According to official statistics, the average salary in Azerbaijan is just 412.7 manats (about $527) per month.
Main opposition candidate Janim Hasanli has seized on that disparity, alleging that the country’s top banks are operated by friends and relatives of President Ilham Aliyev, and that they are “crushing” consumers with their high interest rates.
Yet while average interest rates may seem astronomically high compared with US rates – 25 percent per year compared with 10.4 percent for a two-year personal loan in the United States – few Azerbaijanis, even those with two to three loans, are complaining.
Sixty-six-year-old Baku retiree Leyla Akhundova, a homemaker, certainly is not. In August, she received a one-year, 4,000-manat (about $5,100) “travel loan” from a leading retail bank for a 10-day vacation in Italy and Spain with a relative.
“It is good to have access to such loans,” Akhundova said. Her husband and daughter will provide the money to repay the principal and interest, she added.
Thirty-one-year-old Elchin Askarov, a mid-level insurance-company employee, thinks the same. With a net monthly salary of 600 manats (about $765), he somehow manages to pay roughly 1,000 manats (about $1,275) per month on a mortgage and two personal loans.
“Don’t ask me how I manage it, but I do,” Askarov said, adding that he plans to take out additional loans once his current three are repaid.
As in the US mortgage crisis, the relatively easy availability of cash may not last forever. When Azerbaijan’s stream of hydrocarbon-cash slows – an event not expected for decades – will banks find themselves knee-deep in defaults?
With energy accounting for the bulk of Azerbaijan’s economy, few ask that question now. Not all economists believe that the loan craze is a bad thing for Azerbaijan. “The loan boom increases the domestic consumer market, increases GDP and helps economic growth,” said economist Jafarly. “I do not see a big risk of massive defaults in the mid-term while Azerbaijan is enjoying a huge inflow of oil revenues.” Azerbaijan is expected to bring in at least $12 billion in oil revenue in 2013.
Right now, the share of unpaid loans amounts to less than 6 percent of total personal loans.
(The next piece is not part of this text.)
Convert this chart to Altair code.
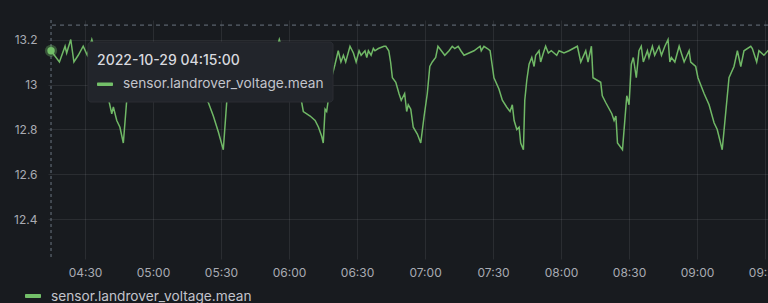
import altair as alt
import pandas as pd

SERIES = "sensor.landrover_voltage.mean"
START = "2022-10-29 04:15:00"
TOOLTIP_TIME = "2022-10-29 04:15:00"

# minutes after 04:15:00
MINUTES = [
    0, 3.7, 6.2, 6.9, 8.7, 10.1, 12.0, 14.2, 16.0, 18.0,
    19.4, 20.7, 22.1, 23.4, 24.3, 25.7, 26.8, 27.5, 29.0, 30.4,
    31.9, 33.4, 34.2, 35.3, 36.6, 37.9, 39.3, 40.6, 42.4, 44.1,
    46.3, 48.5, 50.3, 52.5, 54.7, 56.9, 59.6, 61.3, 63.1, 64.9,
    66.6, 67.9, 69.4, 71.6, 73.8, 76.0, 77.5, 78.5, 79.9, 81.2,
    82.9, 84.7, 86.5, 88.7, 90.9, 93.1, 95.3, 97.5, 99.3, 100.7,
    102.4, 104.1, 105.9, 107.2, 108.5, 109.6, 110.6, 111.3, 114.3, 116.5,
    118.0, 119.4, 120.1, 120.9, 121.6, 122.3, 123.5, 125.3, 126.7, 127.9,
    129.0, 130.0, 131.9, 133.4, 134.6, 135.9, 136.8, 138.5, 139.3, 140.0,
    141.2, 142.2, 142.9, 144.4, 146.9, 147.7, 149.0, 149.8, 150.6, 152.1,
    153.5, 154.5, 156.0, 156.9, 157.6, 158.7, 159.8, 161.6, 163.1, 164.6,
    166.0, 167.1, 168.2, 169.7, 170.7, 172.2, 173.7, 175.6, 177.0, 178.1,
    179.6, 180.8, 182.2, 184.4, 186.6, 189.3, 189.8, 191.0, 192.5, 193.7,
    194.7, 195.4, 197.6, 199.1, 201.0, 202.5, 203.5, 204.3, 205.5, 206.5,
    207.2, 208.4, 209.0, 209.9, 210.9, 212.1, 213.1, 213.8, 215.3, 216.0,
    217.2, 218.2, 219.4, 220.7, 221.9, 223.1, 224.1, 226.3, 228.5, 232.2,
    233.7, 235.9, 236.9, 238.4, 239.1, 242.5, 243.2, 244.7, 247.4, 248.4,
    249.2, 249.9, 252.1, 254.0, 255.0, 256.0, 256.9, 258.2, 259.4, 260.4,
    261.3, 262.4, 263.1, 263.8, 265.3, 266.3, 268.2, 269.3, 270.8, 272.2,
    273.0, 273.7, 275.2, 277.1, 279.3, 281.5, 282.2, 284.4, 285.4, 288.1,
    290.3, 292.5, 293.9, 296.1, 299.1, 301.3, 302.8, 304.3, 305.7, 308.7,
    309.4, 311.3, 312.3, 314.5, 316.3, 318.1,
]

VOLTAGE = [
    13.15, 13.10, 13.17, 13.14, 13.20, 13.10, 13.13, 13.17, 13.13, 13.20,
    13.15, 13.09, 13.02, 12.98, 12.95, 12.92, 12.87, 12.90, 12.84, 12.81,
    12.74, 12.93, 13.04, 13.11, 13.16, 13.13, 13.17, 13.14, 13.17, 13.13,
    13.15, 13.17, 13.14, 13.17, 13.15, 13.17, 13.14, 13.11, 13.04, 13.00,
    12.96, 12.94, 12.92, 12.86, 12.79, 12.71, 12.92, 13.04, 13.12, 13.16,
    13.13, 13.17, 13.14, 13.17, 13.15, 13.17, 13.14, 13.17, 13.15, 13.20,
    13.14, 13.17, 13.13, 13.06, 12.98, 12.94, 12.92, 12.88, 12.86, 12.84,
    12.81, 12.77, 12.74, 12.89, 12.88, 12.93, 13.02, 13.09, 13.15, 13.10,
    13.13, 13.10, 13.17, 13.14, 13.10, 13.15, 13.13, 13.15, 13.12, 13.15,
    13.13, 13.16, 13.15, 13.16, 13.17, 13.17, 13.15, 13.10, 13.03, 13.01,
    12.96, 12.93, 12.96, 12.88, 12.91, 12.89, 12.81, 12.78, 12.74, 12.86,
    12.96, 13.08, 13.10, 13.12, 13.17, 13.15, 13.13, 13.15, 13.17, 13.16,
    13.17, 13.15, 13.13, 13.14, 13.15, 13.17, 13.15, 13.17, 13.16, 13.15,
    13.08, 13.03, 12.98, 12.93, 12.90, 12.88, 12.91, 12.84, 12.80, 12.81,
    12.74, 12.71, 12.93, 13.02, 13.09, 13.12, 13.08, 13.13, 13.15, 13.10,
    13.14, 13.17, 13.14, 13.15, 13.14, 13.13, 13.15, 13.14, 13.15, 13.17,
    13.10, 13.15, 13.10, 13.17, 13.03, 13.01, 12.95, 12.92, 12.87, 12.84,
    12.86, 12.74, 12.71, 12.95, 12.91, 13.09, 13.12, 13.03, 13.15, 13.17,
    13.10, 13.13, 13.15, 13.12, 13.17, 13.13, 13.17, 13.13, 13.17, 13.20,
    13.10, 13.12, 13.10, 13.17, 13.10, 13.15, 13.10, 13.08, 13.03, 12.96,
    12.91, 12.83, 12.80, 12.71, 13.03, 13.08, 13.15, 13.08, 13.15, 13.17,
    13.16, 13.10, 13.15, 13.13, 13.15, 13.17,
]

X_TICKS = ["04:30", "05:00", "05:30", "06:00", "06:30", "07:00",
           "07:30", "08:00", "08:30", "09:00", "09:30"]
Y_TICKS = [12.4, 12.6, 12.8, 13.0, 13.2]
Y_DOMAIN = [12.2244, 13.2867]
X_DOMAIN_MIN = [-1.32, 316.3]   # minutes relative to START
CURSOR_VALUE = 13.264           # horizontal crosshair level

GREEN = "#73BF69"
BG = "#181b1f"
TEXT = "#a9abb3"
GRID = "#ccccdc"
FONT = "Inter"

base_t = pd.Timestamp(START)
times = [(base_t + pd.Timedelta(minutes=m)).strftime("%Y-%m-%dT%H:%M:%S") for m in MINUTES]
df = pd.DataFrame({"time": times, "value": VOLTAGE})


def to_dt(ts):
    return alt.DateTime(year=ts.year, month=ts.month, date=ts.day,
                        hours=ts.hour, minutes=ts.minute, seconds=ts.second)


x_dom = [to_dt(base_t + pd.Timedelta(minutes=m)) for m in X_DOMAIN_MIN]
x_vals = [to_dt(pd.Timestamp(f"{START[:10]} {t}:00")) for t in X_TICKS]
xscale = alt.Scale(domain=x_dom)
yscale = alt.Scale(domain=Y_DOMAIN, nice=False, zero=False)

x_axis = alt.Axis(
    format="%H:%M", values=x_vals, title=None,
    domain=False, ticks=False, tickSize=0, labelPadding=8, grid=True,
    gridColor=GRID, gridOpacity=0.1, labelColor=TEXT, labelFontSize=12,
    labelFlush=False, labelOverlap=False, labelBound=False, labelFont=FONT,
)
y_axis = alt.Axis(
    values=Y_TICKS, format="~g", title=None, domain=False, ticks=False,
    tickSize=0, labelPadding=11, grid=True, gridColor=GRID, gridOpacity=0.1,
    labelColor=TEXT, labelFontSize=12, labelFont=FONT,
)

X = alt.X("time:T", scale=xscale, axis=x_axis)
Y = alt.Y("value:Q", scale=yscale, axis=y_axis)

line = alt.Chart(df).mark_line(color="#70b866", strokeWidth=1.5, clip=True).encode(x=X, y=Y)

first = pd.DataFrame({"time": [times[0]], "value": [VOLTAGE[0]]})

vrule = alt.Chart(first).mark_rule(color="#6b7580", strokeDash=[3, 3], strokeWidth=1).encode(x=X)
hrule = alt.Chart(pd.DataFrame({"value": [CURSOR_VALUE]})).mark_rule(
    color="#6b7580", strokeDash=[4, 4], strokeWidth=1
).encode(y=Y)

halo = alt.Chart(first).mark_circle(color=GREEN, opacity=0.35, size=150).encode(x=X, y=Y)
dot = alt.Chart(first).mark_circle(color=GREEN, opacity=1, size=55).encode(x=X, y=Y)

one = alt.Data(values=[{}])

tip_box = alt.Chart(one).mark_rect(fill="#22252b", cornerRadius=3, stroke="#2a2d33", strokeWidth=1).encode(
    x=alt.value(40), x2=alt.value(285), y=alt.value(22), y2=alt.value(82),
)
tip_title = alt.Chart(one).mark_text(
    text=TOOLTIP_TIME, align="left", baseline="middle", font=FONT,
    fontSize=14, fontWeight=500, color="#d8d9df",
).encode(x=alt.value(49), y=alt.value(41))
tip_swatch = alt.Chart(one).mark_rect(fill=GREEN, cornerRadius=1).encode(
    x=alt.value(49), x2=alt.value(65), y=alt.value(62.5), y2=alt.value(66),
)
tip_name = alt.Chart(one).mark_text(
    text=SERIES, align="left", baseline="middle", font=FONT,
    fontSize=13.7, color="#c3c4cc",
).encode(x=alt.value(75), y=alt.value(63.5))

leg_swatch = alt.Chart(one).mark_rect(fill=GREEN, cornerRadius=1).encode(
    x=alt.value(-23), x2=alt.value(-7), y=alt.value(274), y2=alt.value(278),
)
leg_name = alt.Chart(one).mark_text(
    text=SERIES, align="left", baseline="middle", font=FONT,
    fontSize=13.7, color="#c3c4cc",
).encode(x=alt.value(3), y=alt.value(276.5))

chart = alt.layer(
    line, hrule, vrule, halo, dot, tip_box, tip_title, tip_swatch, tip_name,
    leg_swatch, leg_name,
).properties(
    width=720, height=239,
    autosize=alt.AutoSizeParams(type="none"),
    padding={"left": 48, "top": 20, "right": 0, "bottom": 44},
    background=BG,
).configure(font=FONT).configure_view(stroke=None)

chart.save("out.html", embed_options={"renderer": "svg", "actions": False})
One leading retail bank’s deputy chief executive officer, who asked not to be named, echoed Jafarly’s assessment, saying that no problems exist with the bank’s mortgages and car loans. Delays in repayment of other loans are “easily compensated” by the general volume of loans and high interest rates, he said.
“Plus, people’s incomes are obviously growing, which decreases the risk of defaults,” he said. Total incomes have increased on average by more than 9.1 percent between 2012 and 2013, according to the Central Bank.
Some measures have been taken to avoid a further multiplication of debts, but they are relatively moderate. In August, the Central Bank withdrew authorization for consumer-loan booths in malls, stores and car dealerships, forcing applicants to go to banks themselves.
Hasanli, meanwhile, has proposed that the government repay all consumer loans worth up to 5,000 manats ($6,373) – a measure dismissed as campaign-season “populism” by some.
Economist Jafarly believes that a more realistic measure would be to open up Azerbaijan’s retail banking market to foreign banks to increase competition and lower interest rates.
The government, for its part, is not rushing to address the issue.
Independent parliamentarian Ziyad Samedzade, chairperson of parliament’s economic affairs committee, told the APA news agency on October 2 that the legislature plans to take measures before the end of the year to lower interest rates, but he did not elaborate.
Meanwhile, Teachers’ Day is coming October 13, and Azerbaijani banks already are advertising loans to mark the day.
Shahin Abbasov is a freelance correspondent based in Baku.